The panelists also agreed that social media platforms should be subject to government regulation. This might take the form of a statute of limitations on the use of consumer data or banning bots that impersonate humans. After all, Stone pointed out, we readily accept regulation for cars and transportation. Cars themselves are neutral; they can be a major convenience to our lives or they can be used as a weapon. We have laws in place - everything from drivers’ licenses to vehicle emissions tests - to try to make cars safe. Likewise, social media platforms are inherently neutral, but with controls and safeguards they could be used for good more than for ill.
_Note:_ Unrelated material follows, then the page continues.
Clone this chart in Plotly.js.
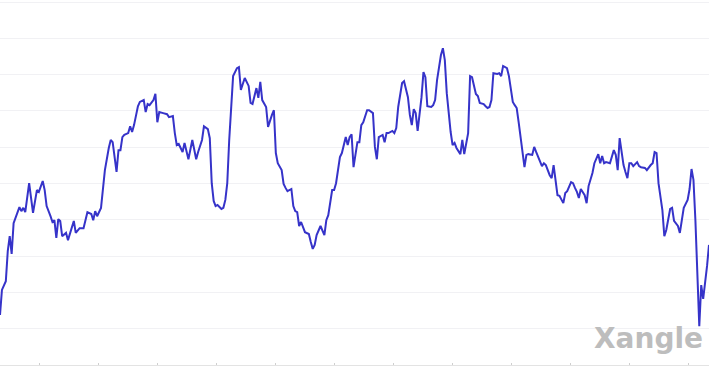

McNamee noted that the thin startup model turned out to have limits, and platforms like Facebook weren’t meant to scale to their current size and reach. “I think antitrust law is the most pro-growth form of regulatory intervention,” he said. “We all are here because the AT&T 1956 consent decree took the transistor and put it in the public domain, and there has never been a technology antitrust action that didn’t leave both the industry and target company better off than they were before.”
More generally, McNamee said, there are four separate areas to look at with respect to social media platforms: democracy and election security, the effect on individual psychology and mental health, privacy, and the monopoly carried by a few enormous companies. He continued, “You need to essentially do one of two things. You either need to change the business model, or you need to have lots and lots of heavyweight regulation for each of the four failure modes that are going on now.”
The panelists agreed that governments, journalists, boards of directors, and, mostly, ordinary citizens must become activists for ethical behavior—on and off social media. This is easier said than done; it seems pretty harmless, after all, to scroll through your feeds and click “Like” now and then, or to share your latest photos and opinions with your friends. But social media has already seeped into crevices of our lives where it may not belong, and tempering its power could start with individual users being more aware of those boundaries.